Paperback Landmines, Barbwire and Flies

The part about writing that always confuses, the writing.

We write, because, well…it’s what we do. There’s nothing I can see myself doing for the rest of my life, definitely not my day-job. I don’t want to be slinging drinks at 50.

I have books by King, Maass and one or two by K.M. Weiland, not to mention Strunk & White.

These books have gathered at my desk for an intervention.

They’re not in a pile, they merely litter my desk like paperback landmines.

One or two sit open, they’re pages alight in streams of fading sun filtering through the blinds.

I see a few of my notes about this, that or the other and find myself drunk from the new knowledge of outlines, plot and character dissection, which oddly sounds like some medieval torture.

I’ve never been fond of these books, but my writing, well it’s on the verge of discovering what landfill flies actually eat, don’t ask.

The headaches are back, the stress of not getting things on the page, when I desperately need the release.

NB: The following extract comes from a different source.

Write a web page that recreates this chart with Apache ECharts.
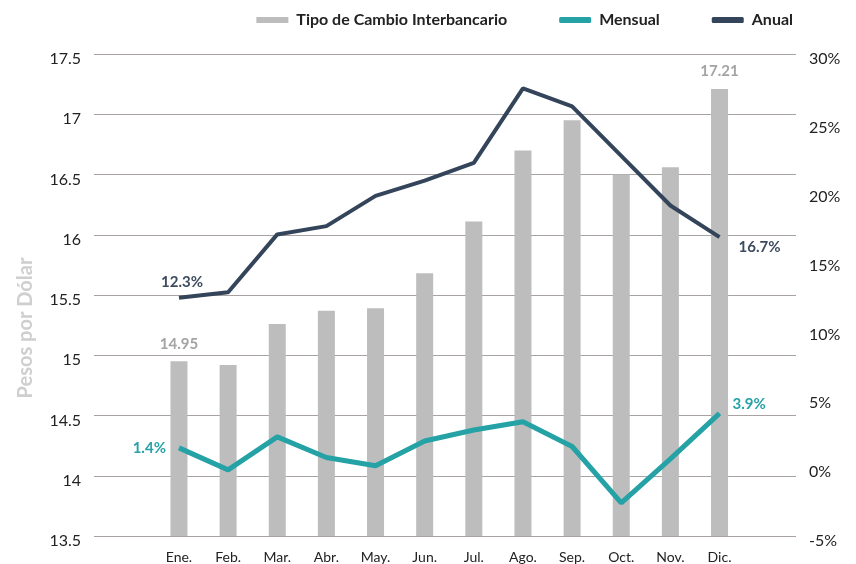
<!DOCTYPE html>
<html>
<head>
<meta charset="utf-8">
<title>Tipo de Cambio</title>
<script src="https://cdn.jsdelivr.net/npm/echarts@6/dist/echarts.min.js"></script>
<style>
  body { margin: 0; background: #fff; }
  #main { width: 856px; height: 564px; }
</style>
</head>
<body>
<div id="main"></div>
<script>
var meses = ['Ene.', 'Feb.', 'Mar.', 'Abr.', 'May.', 'Jun.', 'Jul.', 'Ago.', 'Sep.', 'Oct.', 'Nov.', 'Dic.'];
var tipoCambio = [14.95, 14.92, 15.26, 15.37, 15.39, 15.68, 16.11, 16.70, 16.95, 16.50, 16.56, 17.21];
var mensual = [1.4, -0.2, 2.2, 0.7, 0.1, 1.9, 2.7, 3.3, 1.5, -2.6, 0.6, 3.9];
var anual = [12.3, 12.7, 16.9, 17.5, 19.7, 20.8, 22.1, 27.5, 26.2, 22.6, 19.0, 16.7];

var font = 'Lato, "Noto Sans", sans-serif';
var gridColor = '#a9a2a2';

// etiqueta solo en el primero y el ultimo
function ends(arr, firstLabel, lastLabel) {
  return arr.map(function (v, i) {
    if (i === 0) return { value: v, label: firstLabel };
    if (i === arr.length - 1) return { value: v, label: lastLabel };
    return v;
  });
}

var chart = echarts.init(document.getElementById('main'));

var option = {
  animation: false,
  textStyle: { fontFamily: font },
  legend: {
    right: 58,
    top: 7,
    itemWidth: 32,
    itemHeight: 6,
    itemGap: 52,
    textStyle: { fontFamily: font, fontSize: 16, fontWeight: 'bold', color: '#222', padding: [0, 0, 0, 3] },
    data: [
      { name: 'Tipo de Cambio Interbancario', icon: 'rect' },
      { name: 'Mensual', icon: 'roundRect' },
      { name: 'Anual', icon: 'roundRect' }
    ]
  },
  grid: [
    { left: 94, right: 60, top: 54, bottom: 28, containLabel: false, outerBoundsMode: 'none' },
    { left: 154.4, right: 111.9, top: 54, bottom: 28, containLabel: false, outerBoundsMode: 'none' }
  ],
  xAxis: [
    { gridIndex: 0, type: 'value', min: 0, max: 1, show: false },
    {
      gridIndex: 1, type: 'category', data: meses,
      axisLine: { show: false }, axisTick: { show: false },
      axisLabel: { color: '#222', fontSize: 14, margin: 14, fontFamily: font }
    }
  ],
  yAxis: [
    {
      gridIndex: 0, type: 'value', min: 13.5, max: 17.5, interval: 0.5, position: 'left',
      name: 'Pesos por Dólar', nameLocation: 'middle', nameGap: 58,
      nameTextStyle: { color: '#cfcfcf', fontSize: 20, fontWeight: 'bold', fontFamily: font, padding: [0, 66, 0, 0] },
      axisLine: { show: false }, axisTick: { show: false },
      axisLabel: { color: '#222', fontSize: 16, margin: 13, fontFamily: font, verticalAlign: 'top', lineHeight: 10 },
      splitLine: { lineStyle: { color: gridColor, width: 1 } }
    },
    {
      gridIndex: 0, type: 'value', min: -5, max: 30, interval: 5, position: 'right',
      axisLine: { show: false }, axisTick: { show: false }, splitLine: { show: false },
      axisLabel: { color: '#222', fontSize: 16, margin: 13, fontFamily: font, verticalAlign: 'top', lineHeight: 10, formatter: '{value}%' }
    },
    { gridIndex: 1, type: 'value', min: 13.5, max: 17.5, show: false, splitLine: { show: false } },
    { gridIndex: 1, type: 'value', min: -5, max: 30, show: false, splitLine: { show: false } }
  ],
  series: [
    {
      name: 'Tipo de Cambio Interbancario',
      type: 'bar',
      xAxisIndex: 1, yAxisIndex: 2,
      barWidth: 17,
      itemStyle: { color: '#bdbdbd' },
      label: { show: false, position: 'top', distance: 10, color: '#a3a3a3', fontSize: 15, fontWeight: 'bold', fontFamily: font },
      data: ends(tipoCambio, { show: true }, { show: true })
    },
    {
      name: 'Mensual',
      type: 'line',
      xAxisIndex: 1, yAxisIndex: 3,
      symbol: 'circle', symbolSize: 0.1, showSymbol: true,
      color: '#24a2a5',
      lineStyle: { color: '#24a2a5', width: 5 },
      label: { show: false, color: '#24a2a5', fontSize: 15, fontWeight: 'bold', fontFamily: font, formatter: '{c}%' },
      data: ends(mensual,
        { show: true, position: 'left', distance: 13 },
        { show: true, position: 'right', distance: 13, offset: [0, -9] })
    },
    {
      name: 'Anual',
      type: 'line',
      xAxisIndex: 1, yAxisIndex: 3,
      symbol: 'circle', symbolSize: 0.1, showSymbol: true,
      color: '#34445a',
      lineStyle: { color: '#34445a', width: 4 },
      label: { show: false, color: '#3d4b5f', fontSize: 15, fontWeight: 'bold', fontFamily: font, formatter: '{c}%' },
      data: ends(anual,
        { show: true, position: 'top', distance: 8, offset: [3, 0] },
        { show: true, position: 'right', distance: 19, offset: [0, 10] })
    }
  ]
};

chart.setOption(option);
</script>
</body>
</html>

The little synapses are firing, but there’s not much to fire into when the stories are stuck in a no man’s land surrounded by paperback landmines, gas canisters of regret and bullets made of that little gooey stuff that comes out of bugs when you squish them.

I see the books, they’re little bugs telling me to do things I don’t want to do. Outline, plot, character dissection and a myriad of other little things my heart doesn’t want, but my mind keeps telling me, “Listen up, it will help.”

My heart is torn between what my writing wants and what my mind knows needs to happen.

I’ve read all the books, done some of the exercises, but that doesn’t feel like enough tonight. The pillow calls, but I’d rather wrap it around my head with barbwire than leave the desk, because I’m a writer and I have to write.

The writing doesn’t come, it spurts and spills like fresh blood from an artery, cascading across the page in large arcs.

The arcs begin small, but then, something amazing happens…I begin to write.